----- Stored data
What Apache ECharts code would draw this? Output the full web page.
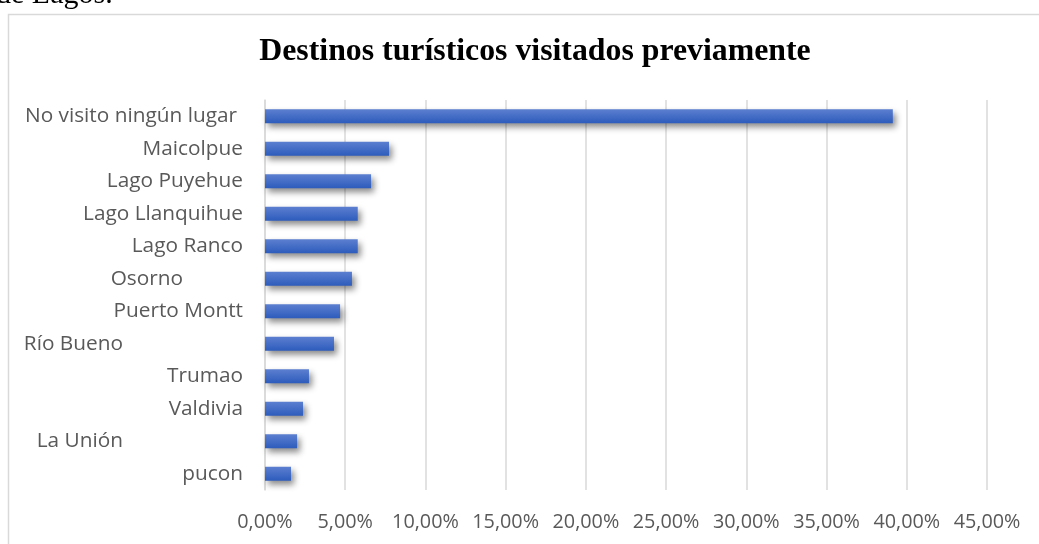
<!DOCTYPE html>
<html>
<head>
<meta charset="utf-8">
<script src="https://cdn.jsdelivr.net/npm/echarts@6/dist/echarts.min.js"></script>
<style>html,body{margin:0;padding:0;background:#fff;}#c{width:1039px;height:544px;}</style>
</head>
<body>
<div id="c"></div>
<script>
var categories = ['No visito ningún lugar', 'Maicolpue', 'Lago Puyehue', 'Lago Llanquihue', 'Lago Ranco', 'Osorno', 'Puerto Montt', 'Río Bueno', 'Trumao', 'Valdivia', 'La Unión', 'pucon'];
var values = [39.13, 7.73, 6.61, 5.78, 5.78, 5.42, 4.68, 4.30, 2.74, 2.37, 2.00, 1.62];
var xTicks = [0, 5, 10, 15, 20, 25, 30, 35, 40, 45];
var titleText = 'Destinos turísticos visitados previamente';
var captionText = 'de Lagos.';

// per-label right padding (reproduces the uneven label alignment of the original)
var padStyle = {
  'No visito ningún lugar': 'a', 'Osorno': 'b', 'Río Bueno': 'c', 'La Unión': 'c'
};

var chart = echarts.init(document.getElementById('c'), null, {renderer: 'canvas'});
var labelFont = '"Open Sans", sans-serif';
var ys = 20.8;
chart.setOption({
  animation: false,
  backgroundColor: '#fff',
  title: {
    text: titleText,
    left: 530, top: 31, textAlign: 'center',
    textStyle: {fontFamily: '"Liberation Serif", "Times New Roman", serif', fontWeight: 'bold', fontSize: 31.8, color: '#000'}
  },
  graphic: [
    {type: 'rect', shape: {x: 8.5, y: 14.5, width: 1200, height: 700}, style: {fill: 'none', stroke: '#d9d9d9', lineWidth: 1.5}, z: -1},
    {type: 'text', left: -4, top: -20, style: {text: captionText, font: '30px "Liberation Serif", serif', fill: '#000'}}
  ],
  grid: {left: 265, right: 52, top: 100, bottom: 54, containLabel: false},
  xAxis: {
    type: 'value', min: 0, max: 45, interval: 5,
    axisLine: {show: false}, axisTick: {show: false},
    splitLine: {show: true, lineStyle: {color: '#d9d9d9', width: 1.5}},
    axisLabel: {
      margin: 22, color: '#595959', fontSize: 19.8, fontFamily: labelFont,
      formatter: function (v) { return xTicks.indexOf(v) >= 0 ? v.toFixed(2).replace('.', ',') + '%' : ''; }
    }
  },
  yAxis: {
    type: 'category', data: categories, inverse: true,
    axisLine: {show: true, lineStyle: {color: '#d9d9d9', width: 1.5}},
    axisTick: {show: false},
    axisLabel: {
      margin: 22, color: '#595959', fontSize: ys, fontFamily: labelFont,
      formatter: function (v) { var s = padStyle[v] || 'n'; return '{' + s + '|' + v + '}'; },
      rich: {
        n: {fontSize: ys, fontFamily: labelFont, color: '#595959'},
        a: {fontSize: ys, fontFamily: labelFont, color: '#595959', padding: [0, 6, 0, 0]},
        b: {fontSize: ys, fontFamily: labelFont, color: '#595959', padding: [0, 60, 0, 0]},
        c: {fontSize: ys, fontFamily: labelFont, color: '#595959', padding: [0, 120, 0, 0]}
      }
    }
  },
  series: [{
    type: 'bar', data: values, barWidth: 14,
    itemStyle: {
      color: new echarts.graphic.LinearGradient(0, 0, 0, 1, [
        {offset: 0, color: '#5c7fd0'}, {offset: 1, color: '#2d5cbc'}
      ]),
      shadowColor: 'rgba(0,0,0,0.45)', shadowBlur: 6, shadowOffsetX: 3, shadowOffsetY: 4
    }
  }]
});
</script>
</body>
</html>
----------
▶ _Requirements_: Take the listing above and print it exactly, apart from the pictures.

▶ _Task answer_:
What Apache ECharts code would draw this? Output the full web page.
<!DOCTYPE html>
<html>
<head>
<meta charset="utf-8">
<script src="https://cdn.jsdelivr.net/npm/echarts@6/dist/echarts.min.js"></script>
<style>html,body{margin:0;padding:0;background:#fff;}#c{width:1039px;height:544px;}</style>
</head>
<body>
<div id="c"></div>
<script>
var categories = ['No visito ningún lugar', 'Maicolpue', 'Lago Puyehue', 'Lago Llanquihue', 'Lago Ranco', 'Osorno', 'Puerto Montt', 'Río Bueno', 'Trumao', 'Valdivia', 'La Unión', 'pucon'];
var values = [39.13, 7.73, 6.61, 5.78, 5.78, 5.42, 4.68, 4.30, 2.74, 2.37, 2.00, 1.62];
var xTicks = [0, 5, 10, 15, 20, 25, 30, 35, 40, 45];
var titleText = 'Destinos turísticos visitados previamente';
var captionText = 'de Lagos.';

// per-label right padding (reproduces the uneven label alignment of the original)
var padStyle = {
  'No visito ningún lugar': 'a', 'Osorno': 'b', 'Río Bueno': 'c', 'La Unión': 'c'
};

var chart = echarts.init(document.getElementById('c'), null, {renderer: 'canvas'});
var labelFont = '"Open Sans", sans-serif';
var ys = 20.8;
chart.setOption({
  animation: false,
  backgroundColor: '#fff',
  title: {
    text: titleText,
    left: 530, top: 31, textAlign: 'center',
    textStyle: {fontFamily: '"Liberation Serif", "Times New Roman", serif', fontWeight: 'bold', fontSize: 31.8, color: '#000'}
  },
  graphic: [
    {type: 'rect', shape: {x: 8.5, y: 14.5, width: 1200, height: 700}, style: {fill: 'none', stroke: '#d9d9d9', lineWidth: 1.5}, z: -1},
    {type: 'text', left: -4, top: -20, style: {text: captionText, font: '30px "Liberation Serif", serif', fill: '#000'}}
  ],
  grid: {left: 265, right: 52, top: 100, bottom: 54, containLabel: false},
  xAxis: {
    type: 'value', min: 0, max: 45, interval: 5,
    axisLine: {show: false}, axisTick: {show: false},
    splitLine: {show: true, lineStyle: {color: '#d9d9d9', width: 1.5}},
    axisLabel: {
      margin: 22, color: '#595959', fontSize: 19.8, fontFamily: labelFont,
      formatter: function (v) { return xTicks.indexOf(v) >= 0 ? v.toFixed(2).replace('.', ',') + '%' : ''; }
    }
  },
  yAxis: {
    type: 'category', data: categories, inverse: true,
    axisLine: {show: true, lineStyle: {color: '#d9d9d9', width: 1.5}},
    axisTick: {show: false},
    axisLabel: {
      margin: 22, color: '#595959', fontSize: ys, fontFamily: labelFont,
      formatter: function (v) { var s = padStyle[v] || 'n'; return '{' + s + '|' + v + '}'; },
      rich: {
        n: {fontSize: ys, fontFamily: labelFont, color: '#595959'},
        a: {fontSize: ys, fontFamily: labelFont, color: '#595959', padding: [0, 6, 0, 0]},
        b: {fontSize: ys, fontFamily: labelFont, color: '#595959', padding: [0, 60, 0, 0]},
        c: {fontSize: ys, fontFamily: labelFont, color: '#595959', padding: [0, 120, 0, 0]}
      }
    }
  },
  series: [{
    type: 'bar', data: values, barWidth: 14,
    itemStyle: {
      color: new echarts.graphic.LinearGradient(0, 0, 0, 1, [
        {offset: 0, color: '#5c7fd0'}, {offset: 1, color: '#2d5cbc'}
      ]),
      shadowColor: 'rgba(0,0,0,0.45)', shadowBlur: 6, shadowOffsetX: 3, shadowOffsetY: 4
    }
  }]
});
</script>
</body>
</html>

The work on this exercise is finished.